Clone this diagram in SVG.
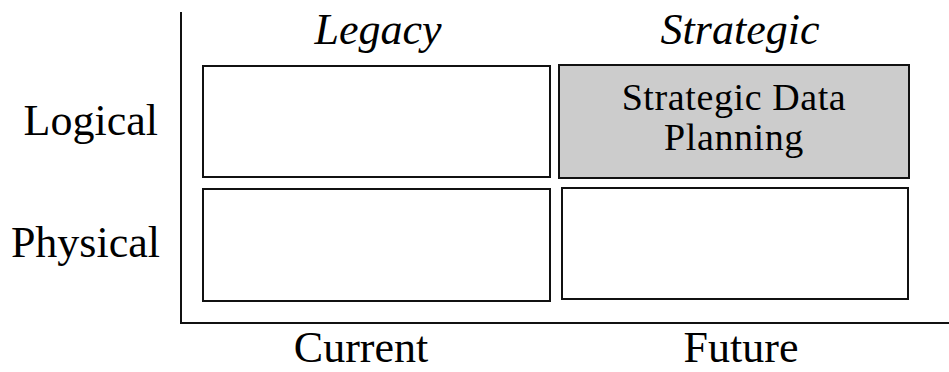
<svg xmlns="http://www.w3.org/2000/svg" width="949" height="372" viewBox="0 0 949 372">
<style>
.box{fill:#ffffff;stroke:#111111;stroke-width:2}
.hl{fill:#cccccc}
.lbl{font-family:"Liberation Serif",serif;font-size:44px;fill:#000}
.it{font-style:italic}
.inner{font-family:"Liberation Serif",serif;font-size:38px;letter-spacing:0.6px;fill:#000}
.axis{stroke:#111111;stroke-width:2;fill:none}
</style>
<rect width="949" height="372" fill="#ffffff"/>
<g id="axes">
<path class="axis" d="M181,12 V323 H949"/>
</g>
<g id="cell-legacy-logical"><rect class="box" x="203" y="66" width="347" height="111"/></g>
<g id="cell-strategic-logical"><rect class="box hl" x="559" y="65" width="350" height="113"/>
<text class="inner" x="734" y="110" text-anchor="middle">Strategic Data</text>
<text class="inner" x="734" y="150" text-anchor="middle">Planning</text></g>
<g id="cell-legacy-physical"><rect class="box" x="203" y="189" width="347" height="112"/></g>
<g id="cell-future-physical"><rect class="box" x="562" y="188" width="346" height="111"/></g>
<g id="labels">
<text class="lbl it" x="378" y="44" text-anchor="middle">Legacy</text>
<text class="lbl it" x="740" y="44" text-anchor="middle">Strategic</text>
<text class="lbl" x="158" y="135" text-anchor="end">Logical</text>
<text class="lbl" x="160" y="257" text-anchor="end">Physical</text>
<text class="lbl" x="361" y="362" text-anchor="middle">Current</text>
<text class="lbl" x="741" y="362" text-anchor="middle">Future</text>
</g>
</svg>
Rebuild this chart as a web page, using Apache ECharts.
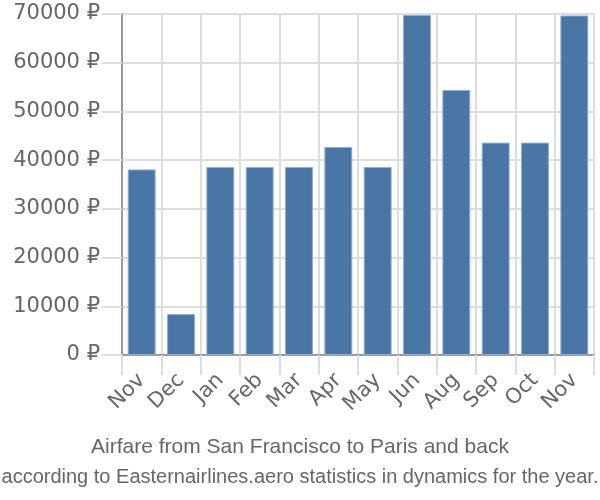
<!DOCTYPE html>
<html>
<head>
<meta charset="utf-8">
<script src="https://cdn.jsdelivr.net/npm/echarts@6/dist/echarts.min.js"></script>
<style>html,body{margin:0;padding:0;background:#fff}#c{width:600px;height:500px}</style>
</head>
<body>
<div id="c"></div>
<script>
const categories = ["Nov","Dec","Jan","Feb","Mar","Apr","May","Jun","Aug","Sep","Oct","Nov"];
const prices = [38100, 8400, 38600, 38600, 38600, 42700, 38600, 69800, 54400, 43600, 43600, 69700];
const titleText = "Airfare from San Francisco to Paris and back";
const subtitleText = "according to Easternairlines.aero statistics in dynamics for the year.";

const chart = echarts.init(document.getElementById('c'));
chart.setOption({
  animation: false,
  title: [{
    text: titleText,
    left: 'center', top: 432,
    textStyle: {fontFamily: 'Liberation Sans, Arial', fontSize: 21, fontWeight: 'normal', color: '#666'}
  },{
    text: subtitleText,
    left: 'center', top: 462,
    textStyle: {fontFamily: 'Liberation Sans, Arial', fontSize: 20, fontWeight: 'normal', color: '#666'}
  }],
  grid: {left: 122, right: 6, top: 14, bottom: 145, containLabel: false},
  xAxis: {
    type: 'category', data: categories,
    axisLine: {lineStyle: {color: '#999', width: 2}},
    axisTick: {show: true, length: 20, alignWithLabel: false, lineStyle: {color: '#ddd', width: 2}},
    splitLine: {show: true, lineStyle: {color: '#ddd', width: 2}},
    axisLabel: {rotate: 45, fontFamily: 'DejaVu Sans', fontSize: 21, color: '#666', margin: 22, interval: 0}
  },
  yAxis: {
    type: 'value', min: 0, max: 70000, interval: 10000,
    axisLine: {show: true, lineStyle: {color: '#999', width: 2}},
    axisTick: {show: true, length: 20, lineStyle: {color: '#ddd', width: 2}},
    splitLine: {show: true, lineStyle: {color: '#ddd', width: 2}},
    axisLabel: {fontFamily: 'DejaVu Sans', fontSize: 21, color: '#666', margin: 22,
      formatter: v => v + ' ₽'}
  },
  series: [{
    type: 'bar', data: prices, barCategoryGap: '29%',
    itemStyle: {color: '#4a76a6', borderColor: '#8fb0d4', borderWidth: 1}
  }]
});
</script>
</body>
</html>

___

*What is expected*.
In the listing above, find the line containing "Rebuild this chart" and the line containing "to Easternairlines.aero statistics". Print those two lines and every line between them exactly, with no pictures.

*The completed task*.
Rebuild this chart as a web page, using Apache ECharts.
<!DOCTYPE html>
<html>
<head>
<meta charset="utf-8">
<script src="https://cdn.jsdelivr.net/npm/echarts@6/dist/echarts.min.js"></script>
<style>html,body{margin:0;padding:0;background:#fff}#c{width:600px;height:500px}</style>
</head>
<body>
<div id="c"></div>
<script>
const categories = ["Nov","Dec","Jan","Feb","Mar","Apr","May","Jun","Aug","Sep","Oct","Nov"];
const prices = [38100, 8400, 38600, 38600, 38600, 42700, 38600, 69800, 54400, 43600, 43600, 69700];
const titleText = "Airfare from San Francisco to Paris and back";
const subtitleText = "according to Easternairlines.aero statistics in dynamics for the year.";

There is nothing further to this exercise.